Oman’s triple-tranche deal trades mixed; Latin America deals price as rates come back in

By Rebecca Melvin

New York, Jan. 11 – Oman’s new $6.5 billion of notes in three tranches traded mixed on Thursday upon release for secondary market dealings, according to a market source.

Elsewhere, Latin America was active as three deals on the calendar priced and one deal launched with pricing expected later Thursday as U.S. Treasury rates came back in from a jump up on Wednesday. No new announcements for upcoming issues were heard for Latin America, however.

The new Oman five-year notes slipped from initial pricing while the 10-year and 30-year maturities lifted.

The sovereign’s older notes were mostly slightly wider in terms of spread, but the near-dated 3 5/8% notes due 2021 were 1.6 basis points tighter, and the far-dated 6½% notes due 2047 were also slightly tighter.

The new 4 1/8% notes due 2023 were seen in the market at 99.38 bid, 99.47 offered, which was off slightly from 99.549 where they initially priced.

But the new 5 5/8% notes due 2028 were at 99.95 bid, 100.05 offered, which was a little higher than their 99.803 pricing point. And the 6¾% notes due 2048 were seen at 99.62 bid, 99.97 offered, which was about a point higher than the 98.796 new issue price point.

In Latin America, three deals priced well and at the upper ranges of expected deal size. Both Marfrig Global Foods SA and BBVA Bancomer SA priced $1 billion deals, and Nemak SAB de CV brought a $500 million issue. Rede D’Or Sao Luiz SA was pricing at the end of the session, but final terms were not heard by Prospect News’ deadline.
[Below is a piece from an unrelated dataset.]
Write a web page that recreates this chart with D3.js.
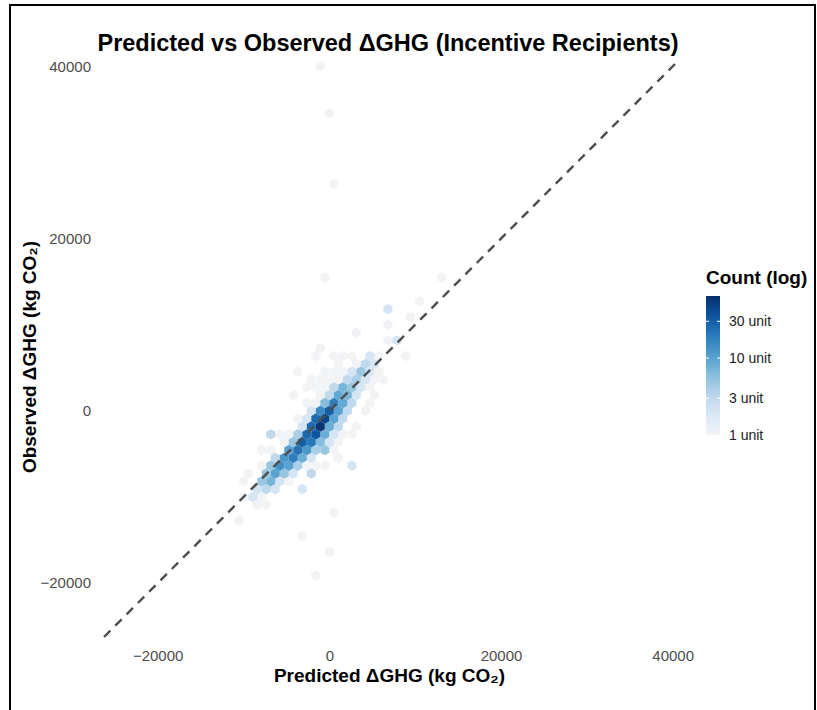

The market righted itself after some turbulence on Wednesday amid fears that the United States was planning to pull out of negotiations on the North American Free Trade Agreement. Those fears were put to rest on Thursday, at least for now.

Thursday’s session represented a “benign environment,” a New York-based market source said, with emerging market investors using the drifting upward in rates over the last two days as “as a buying opportunity to bulk up on EM credits.”

Sao Paulo-based food processing company Marfrig priced seven-year notes at 98.641 for a yield of 7 1/8%. The Rule 144A and Regulation S notes are non-callable for three years.

Proceeds will be used for liability management, funding the tender offer for its outstanding notes due in 2018 and 2019.

Brazilian hospital operator Rede D’Or was also pricing up to $500 million of seven- or 10-year notes.

There were also two new issues from Mexico. BBVA Bancomer launched on Thursday $1 billion of 15-year tier 2 subordinated capital notes to yield Treasuries plus 265 bps, according to a market source.

Final terms were expected to be set late Thursday.

Pricing was coming at the tight end of guidance for a yield of Treasuries plus 270 bps area plus or minus 5 bps, which was revised down from initial talk of Treasuries plus 300 bps.

BBVA Securities, BNP Paribas, BofA Merrill Lynch and JPMorgan were bookrunners of the Rule 144A and Regulation S notes.

BBVA is a Mexico City-based financial institution.

And finally, Nemak priced $500 million seven-year notes at par to yield 4¾%,.

The notes are non-callable for three years.

The automotive part manufacturer has earmarked proceeds to refinance its existing $500 million 5½% notes due 2023.

Pricing of the new notes came at the tight end of guidance, which was for a yield in the 4 7/8% area, plus or minus 12.5 bps.